The boat engine goes quiet and, for a second, the Atlantic is just a sheet of metal under a dull morning sky. A few kilometers off the coast, a cluster of ships sits oddly still, cranes frozen in the air like insects caught mid-flight. On the horizon, a gray barge carries something that looks completely out of place at sea: a curved ring of steel wider than a house, dangling over the water. A young engineer in an orange vest pulls out her phone and zooms in, like everyone on board. “That,” she says, half laughing, half stunned, “is one piece of a train tunnel that’s going to cross the ocean.”
A murmur sweeps the deck.
The world’s next continent‑to‑continent rail line is no longer a sci‑fi sketch. It’s being welded, bolted, and slowly lowered into the deep.
The day the ocean quietly became “railway land”
For decades, the idea of trains gliding under entire oceans lived in the same drawer as flying cars and weekend trips to the Moon. Engineers drew wild lines on maps between Europe and North America, Asia and North America, Africa and South America, then closed the folder and went back to reality. Today, that folder is open again on real construction sites.
From the surface, the work looks almost boring. Ships, cranes, weather reports, delays. Yet below, at depths where sunlight never arrives, robotic arms are aligning the first segments of what could become the longest tunnel in human history.
The reference point everyone mentions is the Channel Tunnel, the 50‑kilometer link between the UK and France. When it opened in 1994, people said it was the limit of what humans could dig under the sea. Now, project documents for the new deep‑sea line talk not in tens of kilometers, but in thousands.
Engineers have been quietly testing sections in the Norwegian Sea, where the seabed plunges deeper than any tunnel built so far. On one test, a concrete segment the size of a small building was submerged, pressurized, and monitored for months. Sensors tracked pressure, corrosion, micro‑cracks. The result surprised even the skeptics: the segment held firm, surviving storms that sent 15‑meter waves crashing overhead.
So how do you even build a tunnel where humans can’t safely dive? The answer looks more like space exploration than classic civil engineering. Designers rely on swarms of remotely operated vehicles, laser‑guided positioning, and AI systems that model seabed movements in real time.
Instead of one continuous hollow tube being dug from both sides, engineers assemble a chain of sealed segments, some resting partially on the seabed, others slightly elevated on anchored supports to avoid unstable zones. Each segment is locked to the next, forming a flexible spine that can absorb the slow movements of tectonic plates. **The ocean doesn’t stay still, so the tunnel can’t be rigid**.

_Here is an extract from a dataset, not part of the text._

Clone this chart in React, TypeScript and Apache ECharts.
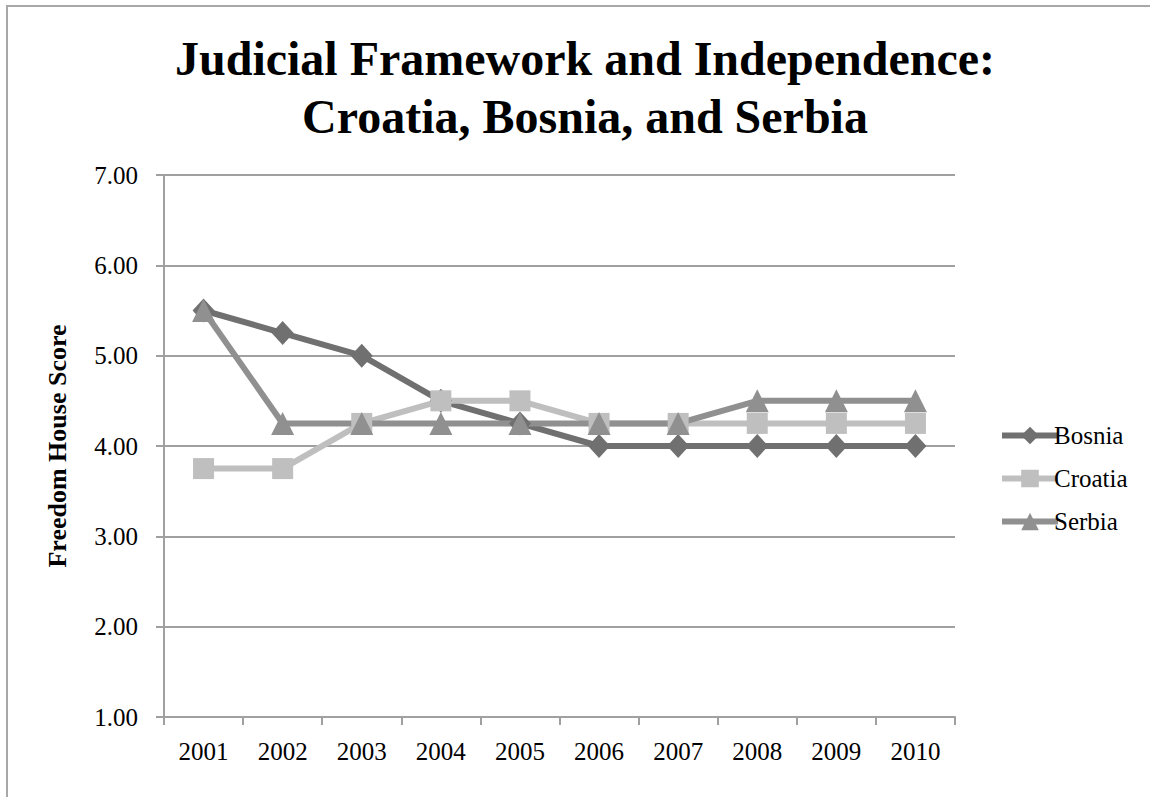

From science fiction sketch to worksite filled with welding sparks
The method that finally tipped the project from dream to construction is surprisingly simple to explain. Imagine giant Lego bricks, pre‑built in coastal yards, floated out and quietly sunk into position. Each “brick” is a tunnel unit: twin rail tubes, emergency passages, cables, air ducts, and concrete armor on the outside.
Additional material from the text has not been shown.